Exercise aim: Write the data out again exactly, dropping any images it holds.

········

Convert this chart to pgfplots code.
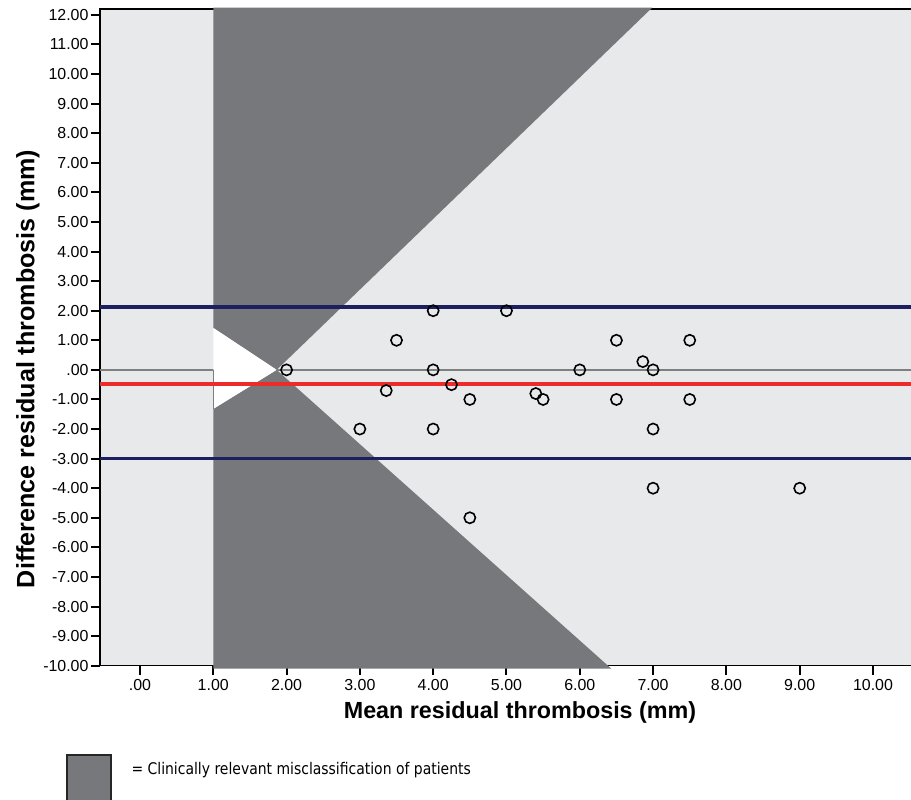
\documentclass[border=0pt]{standalone}
\usepackage{pgfplots}
\pgfplotsset{compat=1.18}
\usepackage{fontspec}
\setmainfont{Liberation Sans}
\newfontfamily\legfont[FakeStretch=0.87]{DejaVu Sans}
\definecolor{bglight}{HTML}{E8E9EB}
\definecolor{darkfill}{HTML}{77787C}
\definecolor{navy}{HTML}{1E1F5E}
\definecolor{redline}{HTML}{EE2B2B}
\definecolor{zerogray}{HTML}{7F7F7F}

\pgfplotstableread{
x y
2.00 0
3.36 -0.7
3.00 -2
3.50 1
4.00 2
4.00 0
4.00 -2
4.25 -0.5
4.50 -1
4.50 -5
5.00 2
5.40 -0.8
5.50 -1
6.00 0
6.50 1
6.50 -1
6.86 0.28
7.00 0
7.00 -2
7.00 -4
7.50 1
7.50 -1
9.00 -4
}\pts

\begin{document}
\begin{tikzpicture}[x=1bp,y=1bp]
\path[use as bounding box] (0,0) rectangle (911,800);
\begin{axis}[
  at={(100bp,134.3bp)}, anchor=south west,
  scale only axis, width=813.3bp, height=656.7bp,
  xmin=-0.545, xmax=10.55, ymin=-10, ymax=12.2,
  clip=false,
  axis background/.style={fill=bglight},
  axis line style={black, line width=1.4bp},
  xtick={0,1,2,3,4,5,6,7,8,9,10},
  xticklabels={.00,1.00,2.00,3.00,4.00,5.00,6.00,7.00,8.00,9.00,10.00},
  ytick={-10,-9,-8,-7,-6,-5,-4,-3,-2,-1,0,1,2,3,4,5,6,7,8,9,10,11,12},
  yticklabels={-10.00,-9.00,-8.00,-7.00,-6.00,-5.00,-4.00,-3.00,-2.00,-1.00,.00,1.00,2.00,3.00,4.00,5.00,6.00,7.00,8.00,9.00,10.00,11.00,12.00},
  xtick pos=bottom, ytick pos=left, tick align=outside,
  major tick length=9bp,
  tick style={black, line width=2bp},
  tick label style={font=\fontsize{16}{16}\selectfont},
  xticklabel style={yshift=-1bp},
  yticklabel style={xshift=1bp},
]
\addplot[zerogray, line width=1.5bp] coordinates {(-0.545,0) (10.55,0)};
\addplot[fill=darkfill, draw=none] coordinates {(1,12.25) (6.99,12.25) (1.865,0) (1,1.42)} -- cycle;
\addplot[fill=darkfill, draw=none] coordinates {(1,-10.1) (6.43,-10.1) (1.865,0) (1,-1.32)} -- cycle;
\addplot[fill=white, draw=none] coordinates {(1,1.42) (1.865,0) (1,-1.32)} -- cycle;
\addplot[zerogray, line width=1bp] coordinates {(1,0) (1,-1.32)};
\addplot[navy, line width=3.5bp] coordinates {(-0.545,2.12) (10.55,2.12)};
\addplot[navy, line width=3.5bp] coordinates {(-0.545,-2.99) (10.55,-2.99)};
\addplot[redline, line width=3.5bp] coordinates {(-0.545,-0.48) (10.55,-0.48)};
\addplot[only marks, mark=o, mark size=5.6bp, mark options={line width=1.6bp, black}] table[x=x,y=y] {\pts};
\end{axis}
\node[font=\fontsize{23.4}{28}\selectfont\bfseries] at (520,88) {Mean residual thrombosis (mm)};
\node[font=\fontsize{25.2}{28}\selectfont\bfseries, rotate=90] at (28,431) {Difference residual thrombosis (mm)};
\draw[fill=darkfill, line width=1.5bp, draw=black!85] (67,-3) rectangle (111,45);
\node[anchor=west, font=\legfont\fontsize{16.1}{18}\selectfont] at (128,30) {= Clinically relevant misclassification of patients};
\end{tikzpicture}
\end{document}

········

Result:
Convert this chart to pgfplots code.
\documentclass[border=0pt]{standalone}
\usepackage{pgfplots}
\pgfplotsset{compat=1.18}
\usepackage{fontspec}
\setmainfont{Liberation Sans}
\newfontfamily\legfont[FakeStretch=0.87]{DejaVu Sans}
\definecolor{bglight}{HTML}{E8E9EB}
\definecolor{darkfill}{HTML}{77787C}
\definecolor{navy}{HTML}{1E1F5E}
\definecolor{redline}{HTML}{EE2B2B}
\definecolor{zerogray}{HTML}{7F7F7F}

\pgfplotstableread{
x y
2.00 0
3.36 -0.7
3.00 -2
3.50 1
4.00 2
4.00 0
4.00 -2
4.25 -0.5
4.50 -1
4.50 -5
5.00 2
5.40 -0.8
5.50 -1
6.00 0
6.50 1
6.50 -1
6.86 0.28
7.00 0
7.00 -2
7.00 -4
7.50 1
7.50 -1
9.00 -4
}\pts

\begin{document}
\begin{tikzpicture}[x=1bp,y=1bp]
\path[use as bounding box] (0,0) rectangle (911,800);
\begin{axis}[
  at={(100bp,134.3bp)}, anchor=south west,
  scale only axis, width=813.3bp, height=656.7bp,
  xmin=-0.545, xmax=10.55, ymin=-10, ymax=12.2,
  clip=false,
  axis background/.style={fill=bglight},
  axis line style={black, line width=1.4bp},
  xtick={0,1,2,3,4,5,6,7,8,9,10},
  xticklabels={.00,1.00,2.00,3.00,4.00,5.00,6.00,7.00,8.00,9.00,10.00},
  ytick={-10,-9,-8,-7,-6,-5,-4,-3,-2,-1,0,1,2,3,4,5,6,7,8,9,10,11,12},
  yticklabels={-10.00,-9.00,-8.00,-7.00,-6.00,-5.00,-4.00,-3.00,-2.00,-1.00,.00,1.00,2.00,3.00,4.00,5.00,6.00,7.00,8.00,9.00,10.00,11.00,12.00},
  xtick pos=bottom, ytick pos=left, tick align=outside,
  major tick length=9bp,
  tick style={black, line width=2bp},
  tick label style={font=\fontsize{16}{16}\selectfont},
  xticklabel style={yshift=-1bp},
  yticklabel style={xshift=1bp},
]
\addplot[zerogray, line width=1.5bp] coordinates {(-0.545,0) (10.55,0)};
\addplot[fill=darkfill, draw=none] coordinates {(1,12.25) (6.99,12.25) (1.865,0) (1,1.42)} -- cycle;
\addplot[fill=darkfill, draw=none] coordinates {(1,-10.1) (6.43,-10.1) (1.865,0) (1,-1.32)} -- cycle;
\addplot[fill=white, draw=none] coordinates {(1,1.42) (1.865,0) (1,-1.32)} -- cycle;
\addplot[zerogray, line width=1bp] coordinates {(1,0) (1,-1.32)};
\addplot[navy, line width=3.5bp] coordinates {(-0.545,2.12) (10.55,2.12)};
\addplot[navy, line width=3.5bp] coordinates {(-0.545,-2.99) (10.55,-2.99)};
\addplot[redline, line width=3.5bp] coordinates {(-0.545,-0.48) (10.55,-0.48)};
\addplot[only marks, mark=o, mark size=5.6bp, mark options={line width=1.6bp, black}] table[x=x,y=y] {\pts};
\end{axis}
\node[font=\fontsize{23.4}{28}\selectfont\bfseries] at (520,88) {Mean residual thrombosis (mm)};
\node[font=\fontsize{25.2}{28}\selectfont\bfseries, rotate=90] at (28,431) {Difference residual thrombosis (mm)};
\draw[fill=darkfill, line width=1.5bp, draw=black!85] (67,-3) rectangle (111,45);
\node[anchor=west, font=\legfont\fontsize{16.1}{18}\selectfont] at (128,30) {= Clinically relevant misclassification of patients};
\end{tikzpicture}
\end{document}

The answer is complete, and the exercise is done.